When Terrence came forth, Hosteen Tseda began to speak ore forthrightly. He is an elder and certainly a wisdom keeper. The time for this wisdom has come. They will not be erased.
This is Metzger’s urgent call to listen to the earth and find our way to end the “Anthropocene” era, the time when human beings affect the environment to the point of decimating the earth that sustains us. It is a complex tale of a complex conundrum that faces the world today.
Whether or not you believe in climate change, think on this:
“She was perceiving an intelligence, an energy far beyond her for which she had no language. An intelligence and a great mystery…. Indigenous people recognized such spirits and honored them. It was good to be humble before a divine nature that sustained the universe and could take it down at any moment.”
The question is will we take it [the earth] down before it [divine nature] takes us down?
People like to name things, explain things, quantify them by putting them in words or numbers they are familiar with. Sometimes, language does not suffice; simple, silent awe does.
Three western scientists—two climatologists and one physician— together with a Diné elder, question their roles in the health of the earth and the people on it: climatologist and intuitive Sandra Birdswell whose mother died in childbirth; her father, Dr. John Birdswell, who was a reservation doctor for two years; Hosteen Tseda, a Diné elder, practiced in the ways of his ancestors, friend to Dr. Birdswell and uncle to Sandra; and Tsalagi Terrence Green, a university professor of climatology and Sandra’s lover.
They are the voices that struggle to understand two traditions of healing arts: indigenous wisdom with its knowledge of the earth and the elements, and western science with its statistics, protocols and oath to “Do no harm.” Of course, they both do good and they both do harm.
“Sandra’s gift was knowing through her whole body.” She was an intuitive who could see solar flares before they struck the earth; who, as a child, knew, sometimes through dreams, when someone was sick; who could feel an earthquake thousands of miles away in India that killed 20,000 people; and, as an adult, she knew the earth was dying.
“Early on, Sandra learned to live in, to negotiate two worlds. Her intuitions were admired when she was a child. Her father always respected them. But when she went to school, she was directed to put her perceptions aside,” because “it was not proof.”
One other thing her intuition told her was her name was wrong. She was sure it was not the name her mother gave her but her father would not, could not tell her. It was up to her to discover in a dramatic revelation and vision.
Metzger reveals Mother Earth as a sentient being and that we can communicate in Silence.
“She withdrew from thinking, like moving from land into water. Not a word needed to be said for understanding to occur.”

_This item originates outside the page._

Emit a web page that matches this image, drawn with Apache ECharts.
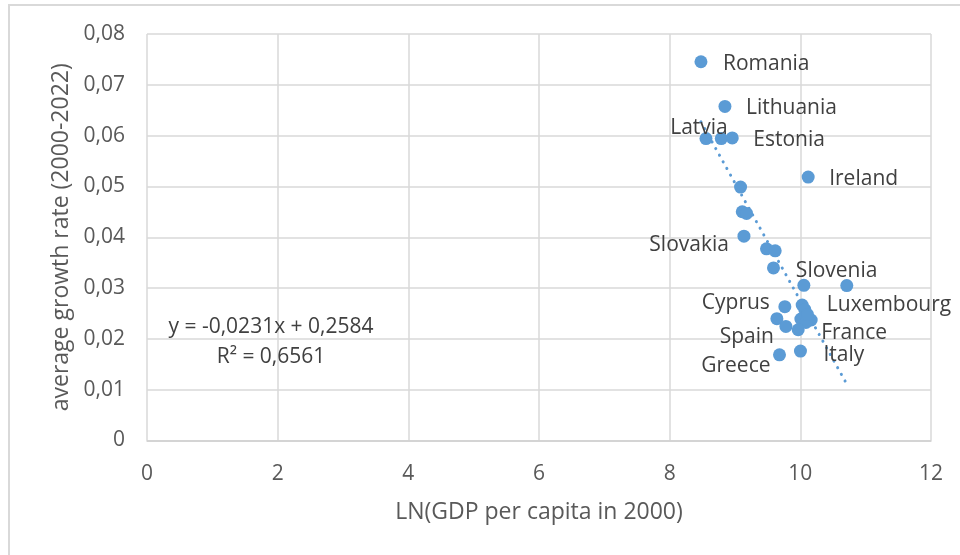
<!DOCTYPE html>
<html>
<head>
<meta charset="utf-8">
<script src="https://cdn.jsdelivr.net/npm/echarts@6/dist/echarts.min.js"></script>
<style>
html,body{margin:0;padding:0;background:#fff;}
#chart{width:960px;height:555px;}
</style>
</head>
<body>
<div id="chart"></div>
<script>
// LN(GDP per capita in 2000)
const xValues = [8.479, 8.846, 8.556, 8.790, 8.958, 10.120, 9.085, 9.111, 9.177, 9.137,
  9.482, 9.615, 9.589, 10.054, 10.711, 9.763, 10.028, 10.069, 9.641, 9.779,
  10.008, 10.166, 10.085, 9.967, 10.002, 9.681, 10.110];
// average growth rate (2000-2022)
const yValues = [0.07454, 0.06574, 0.05942, 0.05942, 0.05954, 0.05185, 0.04987, 0.04502, 0.04469, 0.04021,
  0.03772, 0.03733, 0.03397, 0.03054, 0.03048, 0.02634, 0.02667, 0.02575, 0.02397, 0.02245,
  0.02391, 0.02371, 0.02324, 0.02180, 0.01760, 0.01687, 0.02480];
const countryLabels = ['Romania', 'Lithuania', 'Latvia', '', 'Estonia', 'Ireland', '', '', '', 'Slovakia',
  '', '', '', 'Slovenia', 'Luxembourg', 'Cyprus', '', '', '', 'Spain',
  '', 'France', '', '', 'Italy', 'Greece', ''];
// trendline end points
const trendX = [8.479, 10.711];
const trendY = [0.0627, 0.0111];
const xTicks = ['0', '2', '4', '6', '8', '10', '12'];
const yTicks = ['0', '0,01', '0,02', '0,03', '0,04', '0,05', '0,06', '0,07', '0,08'];
const equationText = 'y = -0,0231x + 0,2584';
const r2Text = 'R² = 0,6561';

// label placement relative to the point centre (style only)
const labelPlace = {
  'Romania':   {align: 'left',   off: [22, 2]},
  'Lithuania': {align: 'left',   off: [21, 2]},
  'Latvia':    {align: 'center', off: [-7, -11]},
  'Estonia':   {align: 'left',   off: [21, 2]},
  'Ireland':   {align: 'left',   off: [21, 2]},
  'Slovakia':  {align: 'right',  off: [-15, 9]},
  'Slovenia':  {align: 'left',   off: [-8, -14]},
  'Luxembourg':{align: 'left',   off: [-20, 19]},
  'Cyprus':    {align: 'right',  off: [-15, -4]},
  'Spain':     {align: 'right',  off: [-12, 11]},
  'France':    {align: 'left',   off: [10, 13]},
  'Italy':     {align: 'left',   off: [23, 4]},
  'Greece':    {align: 'right',  off: [-9, 11]}
};

const FONT = 'Open Sans';
const SYM = 13;
const scatterData = xValues.map((x, i) => {
  const name = countryLabels[i];
  const item = {value: [x, yValues[i]], name: name};
  if (name) {
    const p = labelPlace[name];
    item.label = {
      show: true,
      formatter: name,
      position: [SYM / 2 + p.off[0], SYM / 2 + p.off[1]],
      align: p.align,
      verticalAlign: 'middle',
      color: '#404040',
      fontSize: 21,
      fontFamily: FONT
    };
  }
  return item;
});

const chart = echarts.init(document.getElementById('chart'), null, {renderer: 'canvas'});
chart.setOption({
  backgroundColor: '#fff',
  animation: false,
  grid: {left: 147, right: 29, top: 34, bottom: 114.5},
  xAxis: {
    type: 'value', min: 0, max: 12, interval: 2,
    name: 'LN(GDP per capita in 2000)',
    nameLocation: 'middle', nameGap: 60,
    nameTextStyle: {color: '#595959', fontSize: 23, fontFamily: FONT},
    axisLine: {show: true, lineStyle: {color: '#d0d0d0', width: 1.5}},
    axisTick: {show: false},
    axisLabel: {color: '#595959', fontSize: 21, fontFamily: FONT, margin: 23,
      formatter: v => xTicks[Math.round(v / 2)]},
    splitLine: {show: true, lineStyle: {color: '#d9d9d9', width: 1.5}}
  },
  yAxis: {
    type: 'value', min: 0, max: 0.08, interval: 0.01,
    name: 'average growth rate (2000-2022)',
    nameLocation: 'middle', nameGap: 73,
    nameTextStyle: {color: '#595959', fontSize: 23, fontFamily: FONT},
    axisLine: {show: false},
    axisTick: {show: false},
    axisLabel: {color: '#595959', fontSize: 21, fontFamily: FONT, margin: 22,
      padding: [4, 0, 0, 0],
      formatter: v => yTicks[Math.round(v * 100)]},
    splitLine: {show: true, lineStyle: {color: '#d9d9d9', width: 1.5}}
  },
  graphic: [
    {type: 'rect', shape: {x: 9, y: 5, width: 1100, height: 700}, z: -10,
      style: {fill: 'none', stroke: '#d9d9d9', lineWidth: 2}},
    {type: 'text', x: 271, y: 327, z: 10,
      style: {text: equationText, fill: '#404040', fontSize: 21, fontFamily: FONT, align: 'center', verticalAlign: 'middle'}},
    {type: 'text', x: 271, y: 357, z: 10,
      style: {text: r2Text, fill: '#404040', fontSize: 21, fontFamily: FONT, align: 'center', verticalAlign: 'middle'}}
  ],
  series: [
    {
      type: 'line',
      data: trendX.map((x, i) => [x, trendY[i]]),
      showSymbol: false, symbol: 'none',
      lineStyle: {color: '#5B9BD5', width: 3, type: [0.1, 7.5], cap: 'round'},
      z: 1, silent: true
    },
    {
      type: 'scatter',
      data: scatterData,
      symbol: 'circle', symbolSize: SYM,
      itemStyle: {color: '#5B9BD5', opacity: 1},
      label: {show: false},
      labelLayout: {hideOverlap: false},
      z: 2
    }
  ]
});
</script>
</body>
</html>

As Regina O’Melveny, author of “The Book of Madness and Cures,” wrote for the book jacket, [this is] “a book that opens us to the deep healing presence of silence and earth’s elements—sun, wind, storm, and lightening…. We must read this book and listen well, for the wind speaks, the land shudders, the animals attend and so must we. Earth demands this kind of vision, and we can no longer pretend that we are separate from her.”
I have now read “A Rain of Nightbirds” twice and will likely read it a third time, to understand what felt so foreign to me the first time.
I recommend finding a time, place and uninterrupted silence, except, perhaps, for a walk in the woods or to lie in the grass, marvel at the sky, and listen to the earth. Then, read it at least once and let its purpose reveal itself to you.